> [TASK STATEMENT] Quote the data below in full, minus the images.

━━━━━ DATA EXCERPT

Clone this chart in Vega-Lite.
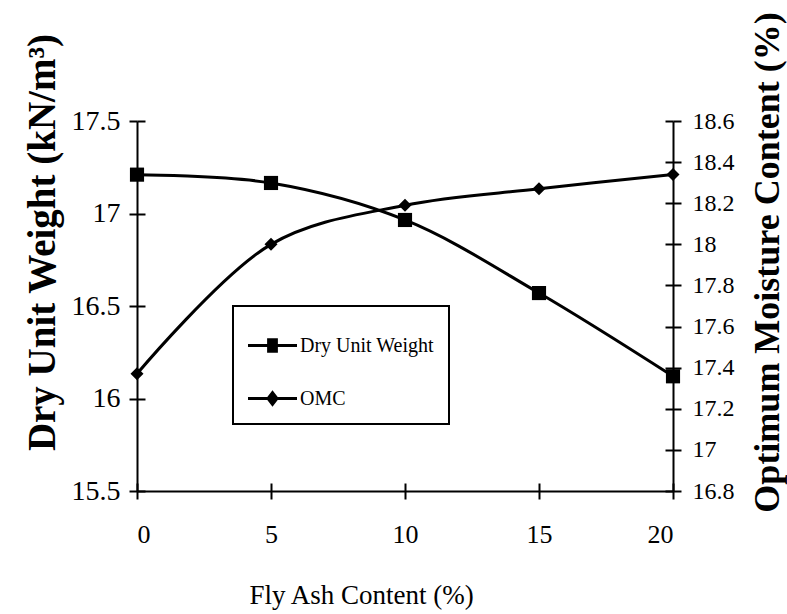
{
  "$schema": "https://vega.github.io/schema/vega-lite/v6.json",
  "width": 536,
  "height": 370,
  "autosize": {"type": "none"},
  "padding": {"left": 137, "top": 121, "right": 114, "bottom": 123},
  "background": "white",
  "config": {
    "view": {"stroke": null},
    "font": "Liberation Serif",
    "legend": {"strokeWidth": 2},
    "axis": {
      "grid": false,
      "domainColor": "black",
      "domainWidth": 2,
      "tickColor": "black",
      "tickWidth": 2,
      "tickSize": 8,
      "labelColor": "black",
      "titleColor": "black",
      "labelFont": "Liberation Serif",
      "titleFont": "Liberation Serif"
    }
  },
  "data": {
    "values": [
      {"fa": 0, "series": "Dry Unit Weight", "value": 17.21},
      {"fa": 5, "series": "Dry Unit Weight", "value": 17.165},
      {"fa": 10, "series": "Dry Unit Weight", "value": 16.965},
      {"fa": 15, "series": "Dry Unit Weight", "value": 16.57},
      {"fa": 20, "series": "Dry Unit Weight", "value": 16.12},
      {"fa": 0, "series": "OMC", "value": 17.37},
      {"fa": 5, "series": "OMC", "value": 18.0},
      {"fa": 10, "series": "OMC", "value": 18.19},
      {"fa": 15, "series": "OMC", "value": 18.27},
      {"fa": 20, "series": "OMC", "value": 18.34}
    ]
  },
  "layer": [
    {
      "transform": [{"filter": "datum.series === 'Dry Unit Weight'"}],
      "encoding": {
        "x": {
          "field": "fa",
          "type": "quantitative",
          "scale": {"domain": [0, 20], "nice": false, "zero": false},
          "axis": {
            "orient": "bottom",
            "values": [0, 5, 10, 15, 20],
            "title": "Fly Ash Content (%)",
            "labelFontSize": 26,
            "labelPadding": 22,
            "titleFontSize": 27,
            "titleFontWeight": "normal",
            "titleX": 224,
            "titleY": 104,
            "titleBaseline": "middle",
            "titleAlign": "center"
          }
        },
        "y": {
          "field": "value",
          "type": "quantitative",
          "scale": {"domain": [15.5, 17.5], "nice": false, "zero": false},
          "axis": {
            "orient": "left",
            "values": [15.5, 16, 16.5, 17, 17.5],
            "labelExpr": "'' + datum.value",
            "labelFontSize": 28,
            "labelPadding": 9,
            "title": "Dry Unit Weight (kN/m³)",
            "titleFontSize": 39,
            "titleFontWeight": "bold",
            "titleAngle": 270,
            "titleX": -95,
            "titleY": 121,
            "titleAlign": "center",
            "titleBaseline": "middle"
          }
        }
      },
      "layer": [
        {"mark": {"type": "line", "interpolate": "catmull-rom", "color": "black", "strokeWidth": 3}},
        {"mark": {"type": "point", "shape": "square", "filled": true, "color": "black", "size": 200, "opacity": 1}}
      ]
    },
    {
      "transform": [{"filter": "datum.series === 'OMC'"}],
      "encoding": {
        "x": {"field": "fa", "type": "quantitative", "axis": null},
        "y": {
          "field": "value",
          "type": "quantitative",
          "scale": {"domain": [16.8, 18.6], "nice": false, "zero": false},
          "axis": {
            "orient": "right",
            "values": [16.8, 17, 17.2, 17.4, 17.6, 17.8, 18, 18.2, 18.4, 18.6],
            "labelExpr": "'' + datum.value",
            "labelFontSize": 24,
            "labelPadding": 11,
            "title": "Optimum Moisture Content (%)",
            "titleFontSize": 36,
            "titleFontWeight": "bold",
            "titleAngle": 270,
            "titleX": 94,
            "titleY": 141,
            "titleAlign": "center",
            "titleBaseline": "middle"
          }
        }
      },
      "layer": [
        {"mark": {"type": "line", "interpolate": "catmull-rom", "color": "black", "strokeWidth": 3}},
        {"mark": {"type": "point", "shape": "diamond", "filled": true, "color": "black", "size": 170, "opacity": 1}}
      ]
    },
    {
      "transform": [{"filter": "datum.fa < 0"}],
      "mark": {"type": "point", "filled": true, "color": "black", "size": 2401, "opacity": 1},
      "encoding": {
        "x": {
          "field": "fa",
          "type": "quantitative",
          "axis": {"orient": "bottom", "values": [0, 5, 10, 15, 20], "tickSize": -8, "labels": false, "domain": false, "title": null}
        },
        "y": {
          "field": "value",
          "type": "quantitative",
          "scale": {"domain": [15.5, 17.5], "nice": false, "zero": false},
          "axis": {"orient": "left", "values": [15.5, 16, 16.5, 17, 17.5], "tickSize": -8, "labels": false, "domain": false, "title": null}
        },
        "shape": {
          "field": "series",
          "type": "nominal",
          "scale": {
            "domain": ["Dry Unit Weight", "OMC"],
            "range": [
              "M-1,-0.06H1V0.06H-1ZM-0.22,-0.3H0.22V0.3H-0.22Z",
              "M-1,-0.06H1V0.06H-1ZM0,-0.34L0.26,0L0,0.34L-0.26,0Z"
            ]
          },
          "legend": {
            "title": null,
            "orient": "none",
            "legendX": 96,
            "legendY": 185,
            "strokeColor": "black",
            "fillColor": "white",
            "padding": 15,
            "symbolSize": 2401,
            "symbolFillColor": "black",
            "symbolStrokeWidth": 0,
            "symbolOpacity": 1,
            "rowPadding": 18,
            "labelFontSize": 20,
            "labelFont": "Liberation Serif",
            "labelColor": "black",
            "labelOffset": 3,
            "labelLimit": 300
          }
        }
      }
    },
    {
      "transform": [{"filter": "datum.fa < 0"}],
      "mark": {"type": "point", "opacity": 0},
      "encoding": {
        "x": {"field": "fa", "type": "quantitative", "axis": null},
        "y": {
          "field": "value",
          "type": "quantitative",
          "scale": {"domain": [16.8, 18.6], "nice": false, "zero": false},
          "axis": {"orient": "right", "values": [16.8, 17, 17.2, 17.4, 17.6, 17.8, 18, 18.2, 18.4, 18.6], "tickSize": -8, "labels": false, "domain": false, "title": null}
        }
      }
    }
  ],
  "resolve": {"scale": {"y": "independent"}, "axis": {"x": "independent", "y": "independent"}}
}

━━━━━━━━━━

> [TASK ANSWER]
Clone this chart in Vega-Lite.
{
  "$schema": "https://vega.github.io/schema/vega-lite/v6.json",
  "width": 536,
  "height": 370,
  "autosize": {"type": "none"},
  "padding": {"left": 137, "top": 121, "right": 114, "bottom": 123},
  "background": "white",
  "config": {
    "view": {"stroke": null},
    "font": "Liberation Serif",
    "legend": {"strokeWidth": 2},
    "axis": {
      "grid": false,
      "domainColor": "black",
      "domainWidth": 2,
      "tickColor": "black",
      "tickWidth": 2,
      "tickSize": 8,
      "labelColor": "black",
      "titleColor": "black",
      "labelFont": "Liberation Serif",
      "titleFont": "Liberation Serif"
    }
  },
  "data": {
    "values": [
      {"fa": 0, "series": "Dry Unit Weight", "value": 17.21},
      {"fa": 5, "series": "Dry Unit Weight", "value": 17.165},
      {"fa": 10, "series": "Dry Unit Weight", "value": 16.965},
      {"fa": 15, "series": "Dry Unit Weight", "value": 16.57},
      {"fa": 20, "series": "Dry Unit Weight", "value": 16.12},
      {"fa": 0, "series": "OMC", "value": 17.37},
      {"fa": 5, "series": "OMC", "value": 18.0},
      {"fa": 10, "series": "OMC", "value": 18.19},
      {"fa": 15, "series": "OMC", "value": 18.27},
      {"fa": 20, "series": "OMC", "value": 18.34}
    ]
  },
  "layer": [
    {
      "transform": [{"filter": "datum.series === 'Dry Unit Weight'"}],
      "encoding": {
        "x": {
          "field": "fa",
          "type": "quantitative",
          "scale": {"domain": [0, 20], "nice": false, "zero": false},
          "axis": {
            "orient": "bottom",
            "values": [0, 5, 10, 15, 20],
            "title": "Fly Ash Content (%)",
            "labelFontSize": 26,
            "labelPadding": 22,
            "titleFontSize": 27,
            "titleFontWeight": "normal",
            "titleX": 224,
            "titleY": 104,
            "titleBaseline": "middle",
            "titleAlign": "center"
          }
        },
        "y": {
          "field": "value",
          "type": "quantitative",
          "scale": {"domain": [15.5, 17.5], "nice": false, "zero": false},
          "axis": {
            "orient": "left",
            "values": [15.5, 16, 16.5, 17, 17.5],
            "labelExpr": "'' + datum.value",
            "labelFontSize": 28,
            "labelPadding": 9,
            "title": "Dry Unit Weight (kN/m³)",
            "titleFontSize": 39,
            "titleFontWeight": "bold",
            "titleAngle": 270,
            "titleX": -95,
            "titleY": 121,
            "titleAlign": "center",
            "titleBaseline": "middle"
          }
        }
      },
      "layer": [
        {"mark": {"type": "line", "interpolate": "catmull-rom", "color": "black", "strokeWidth": 3}},
        {"mark": {"type": "point", "shape": "square", "filled": true, "color": "black", "size": 200, "opacity": 1}}
      ]
    },
    {
      "transform": [{"filter": "datum.series === 'OMC'"}],
      "encoding": {
        "x": {"field": "fa", "type": "quantitative", "axis": null},
        "y": {
          "field": "value",
          "type": "quantitative",
          "scale": {"domain": [16.8, 18.6], "nice": false, "zero": false},
          "axis": {
            "orient": "right",
            "values": [16.8, 17, 17.2, 17.4, 17.6, 17.8, 18, 18.2, 18.4, 18.6],
            "labelExpr": "'' + datum.value",
            "labelFontSize": 24,
            "labelPadding": 11,
            "title": "Optimum Moisture Content (%)",
            "titleFontSize": 36,
            "titleFontWeight": "bold",
            "titleAngle": 270,
            "titleX": 94,
            "titleY": 141,
            "titleAlign": "center",
            "titleBaseline": "middle"
          }
        }
      },
      "layer": [
        {"mark": {"type": "line", "interpolate": "catmull-rom", "color": "black", "strokeWidth": 3}},
        {"mark": {"type": "point", "shape": "diamond", "filled": true, "color": "black", "size": 170, "opacity": 1}}
      ]
    },
    {
      "transform": [{"filter": "datum.fa < 0"}],
      "mark": {"type": "point", "filled": true, "color": "black", "size": 2401, "opacity": 1},
      "encoding": {
        "x": {
          "field": "fa",
          "type": "quantitative",
          "axis": {"orient": "bottom", "values": [0, 5, 10, 15, 20], "tickSize": -8, "labels": false, "domain": false, "title": null}
        },
        "y": {
          "field": "value",
          "type": "quantitative",
          "scale": {"domain": [15.5, 17.5], "nice": false, "zero": false},
          "axis": {"orient": "left", "values": [15.5, 16, 16.5, 17, 17.5], "tickSize": -8, "labels": false, "domain": false, "title": null}
        },
        "shape": {
          "field": "series",
          "type": "nominal",
          "scale": {
            "domain": ["Dry Unit Weight", "OMC"],
            "range": [
              "M-1,-0.06H1V0.06H-1ZM-0.22,-0.3H0.22V0.3H-0.22Z",
              "M-1,-0.06H1V0.06H-1ZM0,-0.34L0.26,0L0,0.34L-0.26,0Z"
            ]
          },
          "legend": {
            "title": null,
            "orient": "none",
            "legendX": 96,
            "legendY": 185,
            "strokeColor": "black",
            "fillColor": "white",
            "padding": 15,
            "symbolSize": 2401,
            "symbolFillColor": "black",
            "symbolStrokeWidth": 0,
            "symbolOpacity": 1,
            "rowPadding": 18,
            "labelFontSize": 20,
            "labelFont": "Liberation Serif",
            "labelColor": "black",
            "labelOffset": 3,
            "labelLimit": 300
          }
        }
      }
    },
    {
      "transform": [{"filter": "datum.fa < 0"}],
      "mark": {"type": "point", "opacity": 0},
      "encoding": {
        "x": {"field": "fa", "type": "quantitative", "axis": null},
        "y": {
          "field": "value",
          "type": "quantitative",
          "scale": {"domain": [16.8, 18.6], "nice": false, "zero": false},
          "axis": {"orient": "right", "values": [16.8, 17, 17.2, 17.4, 17.6, 17.8, 18, 18.2, 18.4, 18.6], "tickSize": -8, "labels": false, "domain": false, "title": null}
        }
      }
    }
  ],
  "resolve": {"scale": {"y": "independent"}, "axis": {"x": "independent", "y": "independent"}}
}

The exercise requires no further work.